Monday, 21 March 2016

Skunk Cabbage: The sweet stench of spring

One of the earliest flowering spring wildflowers is also the stinkiest - Skunk Cabbage (Symplocarpus foetidus). My family and I make an annual trip in early spring to one of a couple of specific spots in the Credit Valley of Mississauga (write a comment below if you would like the specific location) to behold the beauty and the stench of this plant from the Arum family. We just made our trip this past Saturday (March 19) and many plants were in various stages of bloom. More on the smell shortly, but let me first describe this unusual plant a little more so you can recognize it when you come across it.
The spathe of the Skunk Cabbage
Skunk Cabbage is not your typical spring wildflower. Like all plants in the Arum family the most visible part of the "flower" is not actually the flower, but instead a hood-like structure called a spathe (the mottled dark red structure shown above) covering a cluster of flowers on a thick, fleshy structure called a spadix.
Part of the spathe removed to show the spadix (cluster of flowers)
These plants prefer wet seepy soils where the flowers emerge even when there is snow on the ground. They flower for 2-3 weeks and before the flowers senesce the leaves start to emerge as green pillars up out of the mud. By late spring the leaves unfurl to form large shield-shaped green umbrellas that last through the summer, typically in the shade of larger trees above.

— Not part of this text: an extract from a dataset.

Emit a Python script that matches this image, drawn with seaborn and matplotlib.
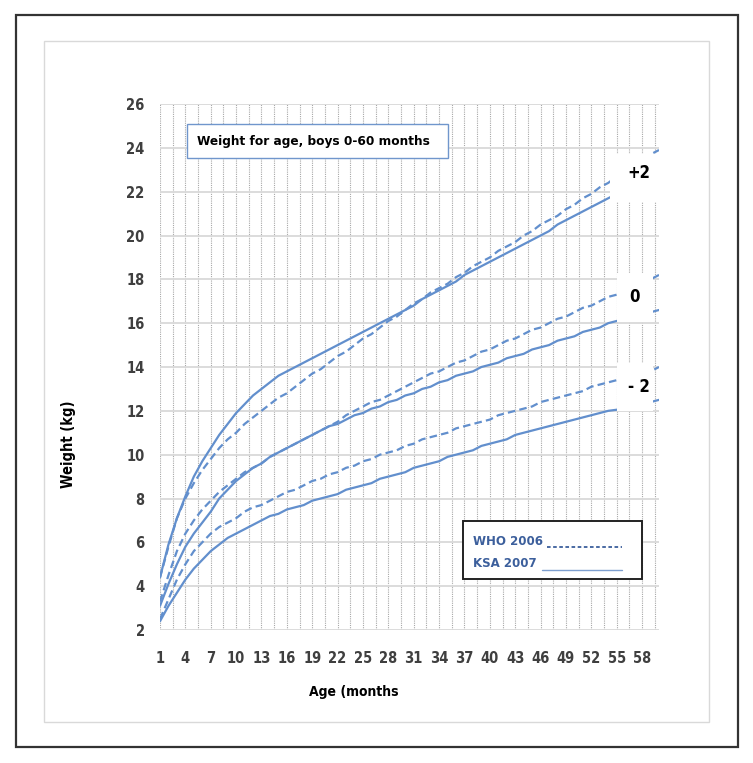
import numpy as np
import pandas as pd
import matplotlib
matplotlib.use("Agg")
import matplotlib.pyplot as plt
import seaborn as sns
from matplotlib import font_manager
from matplotlib.patches import Rectangle
from matplotlib.lines import Line2D

# ---------------- data ----------------
months = list(range(1, 61))

who_p2 = [4.4, 5.8, 7.1, 8.0, 8.7, 9.3, 9.8, 10.3, 10.7, 11.0,
          11.4, 11.7, 12.0, 12.3, 12.6, 12.8, 13.1, 13.4, 13.7, 13.9,
          14.2, 14.5, 14.7, 15.0, 15.3, 15.5, 15.8, 16.1, 16.3, 16.6,
          16.9, 17.1, 17.4, 17.6, 17.8, 18.1, 18.3, 18.6, 18.8, 19.0,
          19.3, 19.5, 19.7, 20.0, 20.2, 20.5, 20.7, 20.9, 21.2, 21.4,
          21.7, 21.9, 22.2, 22.4, 22.7, 22.9, 23.2, 23.4, 23.7, 23.9]
who_0 = [3.3, 4.5, 5.6, 6.4, 7.0, 7.5, 7.9, 8.3, 8.6, 8.9,
         9.2, 9.4, 9.6, 9.9, 10.1, 10.3, 10.5, 10.7, 10.9, 11.1,
         11.3, 11.5, 11.8, 12.0, 12.2, 12.4, 12.5, 12.7, 12.9, 13.1,
         13.3, 13.5, 13.7, 13.8, 14.0, 14.2, 14.3, 14.5, 14.7, 14.8,
         15.0, 15.2, 15.3, 15.5, 15.7, 15.8, 16.0, 16.2, 16.3, 16.5,
         16.7, 16.8, 17.0, 17.2, 17.3, 17.5, 17.7, 17.8, 18.0, 18.2]
who_m2 = [2.5, 3.4, 4.3, 5.0, 5.6, 6.0, 6.4, 6.7, 6.9, 7.1,
          7.4, 7.6, 7.7, 7.9, 8.1, 8.3, 8.4, 8.6, 8.8, 8.9,
          9.1, 9.2, 9.4, 9.5, 9.7, 9.8, 10.0, 10.1, 10.2, 10.4,
          10.5, 10.7, 10.8, 10.9, 11.0, 11.2, 11.3, 11.4, 11.5, 11.6,
          11.8, 11.9, 12.0, 12.1, 12.2, 12.4, 12.5, 12.6, 12.7, 12.8,
          12.9, 13.1, 13.2, 13.3, 13.4, 13.5, 13.6, 13.7, 13.8, 14.0]

ksa_p2 = [4.4, 5.9, 7.1, 8.1, 9.0, 9.7, 10.3, 10.9, 11.4, 11.9,
          12.3, 12.7, 13.0, 13.3, 13.6, 13.8, 14.0, 14.2, 14.4, 14.6,
          14.8, 15.0, 15.2, 15.4, 15.6, 15.8, 16.0, 16.2, 16.4, 16.6,
          16.8, 17.1, 17.3, 17.5, 17.7, 17.9, 18.2, 18.4, 18.6, 18.8,
          19.0, 19.2, 19.4, 19.6, 19.8, 20.0, 20.2, 20.5, 20.7, 20.9,
          21.1, 21.3, 21.5, 21.7, 21.9, 22.1, 22.3, 22.5, 22.7, 22.9]
ksa_0 = [3.1, 4.1, 5.0, 5.8, 6.4, 6.9, 7.4, 8.0, 8.4, 8.8,
         9.1, 9.4, 9.6, 9.9, 10.1, 10.3, 10.5, 10.7, 10.9, 11.1,
         11.3, 11.4, 11.6, 11.8, 11.9, 12.1, 12.2, 12.4, 12.5, 12.7,
         12.8, 13.0, 13.1, 13.3, 13.4, 13.6, 13.7, 13.8, 14.0, 14.1,
         14.2, 14.4, 14.5, 14.6, 14.8, 14.9, 15.0, 15.2, 15.3, 15.4,
         15.6, 15.7, 15.8, 16.0, 16.1, 16.2, 16.3, 16.4, 16.5, 16.6]
ksa_m2 = [2.4, 3.1, 3.7, 4.3, 4.8, 5.2, 5.6, 5.9, 6.2, 6.4,
          6.6, 6.8, 7.0, 7.2, 7.3, 7.5, 7.6, 7.7, 7.9, 8.0,
          8.1, 8.2, 8.4, 8.5, 8.6, 8.7, 8.9, 9.0, 9.1, 9.2,
          9.4, 9.5, 9.6, 9.7, 9.9, 10.0, 10.1, 10.2, 10.4, 10.5,
          10.6, 10.7, 10.9, 11.0, 11.1, 11.2, 11.3, 11.4, 11.5, 11.6,
          11.7, 11.8, 11.9, 12.0, 12.05, 12.1, 12.2, 12.3, 12.4, 12.5]

x_ticks = list(range(1, 59, 3))
x_tick_labels = [str(m) for m in x_ticks]
y_ticks = list(range(2, 27, 2))
y_tick_labels = [str(v) for v in y_ticks]
z_labels = ["+2", "0", "- 2"]
z_label_pos = [(57.6, 22.85), (57.1, 17.2), (57.6, 13.1)]
title_text = "Weight for age, boys 0-60 months"
legend_labels = ["WHO 2006", "KSA 2007"]
x_title = "Age (months"
y_title = "Weight (kg)"

# ---------------- style ----------------
sns.set_style("white")

# choose a narrow font if one is available
fl = font_manager.fontManager.ttflist
names = {f.name for f in fl}
STRETCH = "normal"
if "Liberation Sans Narrow" in names:
    FAM = "Liberation Sans Narrow"
elif any(f.name == "DejaVu Sans" and f.stretch in ("condensed", 300) for f in fl):
    FAM = "DejaVu Sans"
    STRETCH = "condensed"
elif "Roboto Condensed" in names:
    FAM = "Roboto Condensed"
elif "Roboto" in names:
    FAM = "Roboto"
else:
    FAM = "Liberation Sans"
plt.rcParams["font.family"] = [FAM, "DejaVu Sans"]
plt.rcParams["font.stretch"] = STRETCH

LINE = "#628fcd"
W, H = 753, 763
fig = plt.figure(figsize=(W / 100, H / 100), dpi=100)
fig.patch.set_facecolor("white")


def fx(px):
    return px / W


def fy(py):
    return 1 - py / H


# outer frame and inner border
fig.add_artist(Rectangle((fx(16), fy(747)), fx(738) - fx(16), fy(15) - fy(747),
                         transform=fig.transFigure, fill=False,
                         edgecolor="#333333", lw=1.6))
fig.add_artist(Rectangle((fx(44), fy(722)), fx(709) - fx(44), fy(41) - fy(722),
                         transform=fig.transFigure, fill=False,
                         edgecolor="#d9d9d9", lw=1.0))

L, R, T, B = 160, 659, 104, 630
ax = fig.add_axes([fx(L), fy(B), fx(R) - fx(L), fy(T) - fy(B)])
ax.set_xlim(1, 60)
ax.set_ylim(2, 26)

# ---------------- data frame & lines ----------------
rows = []
for src, lvl, vals in [("WHO 2006", "+2", who_p2), ("WHO 2006", "0", who_0),
                       ("WHO 2006", "-2", who_m2), ("KSA 2007", "+2", ksa_p2),
                       ("KSA 2007", "0", ksa_0), ("KSA 2007", "-2", ksa_m2)]:
    for m, v in zip(months, vals):
        rows.append({"month": m, "weight": v, "source": src, "level": lvl})
df = pd.DataFrame(rows)

for (src, lvl), sub in df.groupby(["source", "level"], sort=False):
    if src.startswith("WHO"):
        sns.lineplot(data=sub, x="month", y="weight", ax=ax, color=LINE,
                     lw=1.6, linestyle=(0, (3.4, 1.9)), zorder=2)
    else:
        sns.lineplot(data=sub, x="month", y="weight", ax=ax, color=LINE,
                     lw=1.6, zorder=2)

# ---------------- axes styling ----------------
for s in ax.spines.values():
    s.set_visible(False)
ax.set_xticks(x_ticks)
ax.set_xticklabels(x_tick_labels)
ax.set_xticks(np.arange(1, 60.01, 1.5), minor=True)
ax.set_yticks(y_ticks)
ax.set_yticklabels(y_tick_labels)
ax.grid(axis="y", which="major", color="#d9d9d9", lw=1.3)
ax.grid(axis="x", which="both", color="#a8a8a8", lw=0.8, linestyle=(0, (1, 1)))
ax.set_axisbelow(True)
ax.tick_params(axis="both", which="both", length=0)
ax.tick_params(axis="y", pad=11)
ax.tick_params(axis="x", pad=15)
for lab in ax.get_xticklabels() + ax.get_yticklabels():
    lab.set_fontweight("bold")
    lab.set_color("#3f3f3f")
    lab.set_fontsize(10.5)
ax.set_xlabel("")
ax.set_ylabel("")

# white label boxes for the z-score labels
ax.add_patch(Rectangle((54.2, 21.55), 7.0, 2.15, facecolor="white",
                       edgecolor="none", zorder=3, clip_on=False))
ax.add_patch(Rectangle((55.0, 16.05), 4.3, 2.25, facecolor="white",
                       edgecolor="none", zorder=3, clip_on=False))
ax.add_patch(Rectangle((55.0, 12.0), 4.3, 2.2, facecolor="white",
                       edgecolor="none", zorder=3, clip_on=False))
for txt, (xx, yy) in zip(z_labels, z_label_pos):
    ax.text(xx, yy, txt, ha="center", va="center", fontsize=12,
            fontweight="bold", color="black", zorder=4)

# title box
ax.add_patch(Rectangle((0.0535, 0.897), 0.5235, 0.065, transform=ax.transAxes,
                       facecolor="white", edgecolor="#7096cc", lw=1.0, zorder=3))
ttl = ax.text(0.074, 0.929, title_text, transform=ax.transAxes, ha="left",
              va="center", fontsize=11, fontweight="bold", color="black", zorder=4)

# legend box
ax.add_patch(Rectangle((0.607, 0.097), 0.359, 0.11, transform=ax.transAxes,
                       facecolor="white", edgecolor="#222222", lw=1.4, zorder=3))
lg1 = ax.text(0.627, 0.169, legend_labels[0], transform=ax.transAxes, ha="left",
              va="center", fontsize=10.5, fontweight="bold", color="#3c5f9c", zorder=4)
lg2 = ax.text(0.627, 0.127, legend_labels[1], transform=ax.transAxes, ha="left",
              va="center", fontsize=10.5, fontweight="bold", color="#3c5f9c", zorder=4)
ax.add_line(Line2D([0.775, 0.925], [0.158, 0.158], transform=ax.transAxes,
                   color="#3c5f9c", lw=1.3, linestyle=(0, (2, 1.4)), zorder=4))
ax.add_line(Line2D([0.765, 0.926], [0.115, 0.115], transform=ax.transAxes,
                   color="#7e9fcf", lw=1.0, zorder=4))

# axis titles
xt = fig.text(fx(354), fy(692), x_title, ha="center", va="center", fontsize=11.5,
              fontweight="bold", color="black")
fig.text(fx(68), fy(444), y_title, ha="center", va="center", fontsize=10.5,
         fontweight="bold", color="black", rotation=90)

# keep text widths near the reference widths (pixels)
fig.canvas.draw()
rend = fig.canvas.get_renderer()
for t, target in [(ttl, 232), (xt, 90)]:
    w = t.get_window_extent(rend).width
    if w > target:
        t.set_fontsize(t.get_fontsize() * target / w)
wl = max(lg1.get_window_extent(rend).width, lg2.get_window_extent(rend).width)
if wl > 70:
    for t in (lg1, lg2):
        t.set_fontsize(t.get_fontsize() * 70 / wl)

fig.savefig("out.png", dpi=100, facecolor="white")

Young Skunk Cabbage leaves in mid-spring (wikipedia.org). (cc) 
These plants have many fantastically unusual features. The most stunning is the smell. It isn't so strong to cause you to want to run from the forest for want of fresh air. In my case I really need to get my nose right in the flower to smell it. To me the flower smells slightly foul, like a dead squirrel left to rot for 1-2 weeks; incidentally, there was a dead squirrel near these plants, which didn't improve the aroma. My 7-year-old son described the flower's smell as vinegar; I'm not sure where he got that from. My 10 year-old daughter described it as being like lemon juice, whereas my wife said "skunky", which might be closest to the mark. 

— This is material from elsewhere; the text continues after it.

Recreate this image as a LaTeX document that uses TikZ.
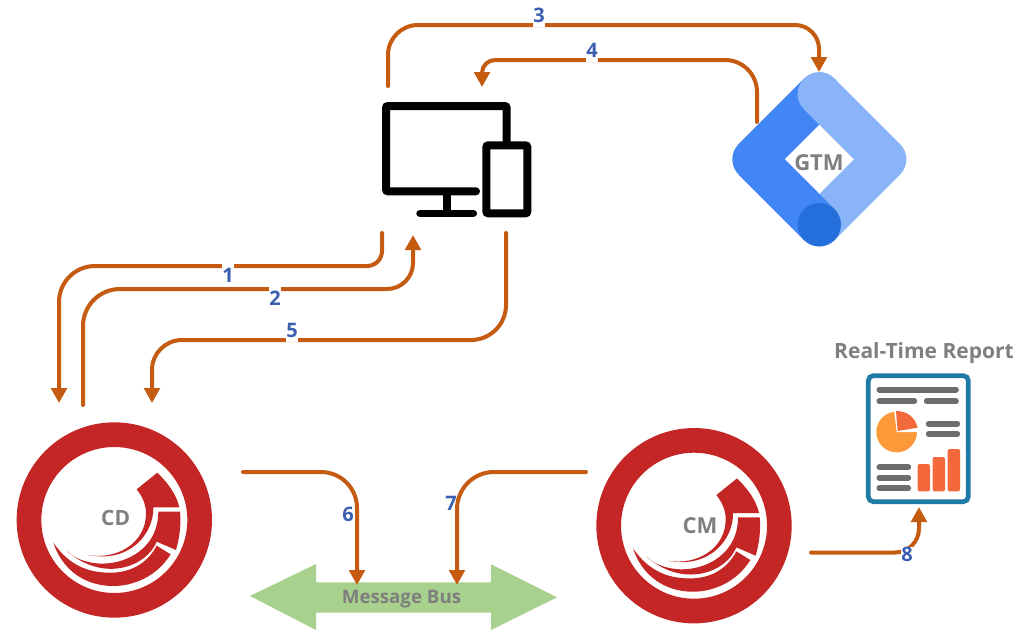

Regardless, there is no question there is a stench, which leaves us with the question - What is with that smell? That smell is a complex blend of chemicals (ref 1, ref 2) believed to be the sweet perfume that attracts pollinators of the carrion-eating kind. That is right, flesh flies (Sarcophagidae) and carrion beetles (Silphidae) are attracted to the flowers. They are likely fooled by both the scent and the colour, thinking that they've found a dead animal ripe enough to provide the meal for their maggot babies. "Gross" you say? Well, that's nature and some of the most amazing biology of a wildflower that exists anywhere, although there are some other fantastical wildflower stories that I might tell another time if I come across them on the trail.

Before I finish this post I would be remiss if I didn't share with you one more amazing thing about this plant. The flowers generate heat - they are endothermic - a condition they share with mammals and birds. The spathe and spadix can be us much as 25C above ambient temperatures, making it possible for this plant to develop its flowers, facilitate pollination, and develop seeds and fruits even at sub-0C temperatures.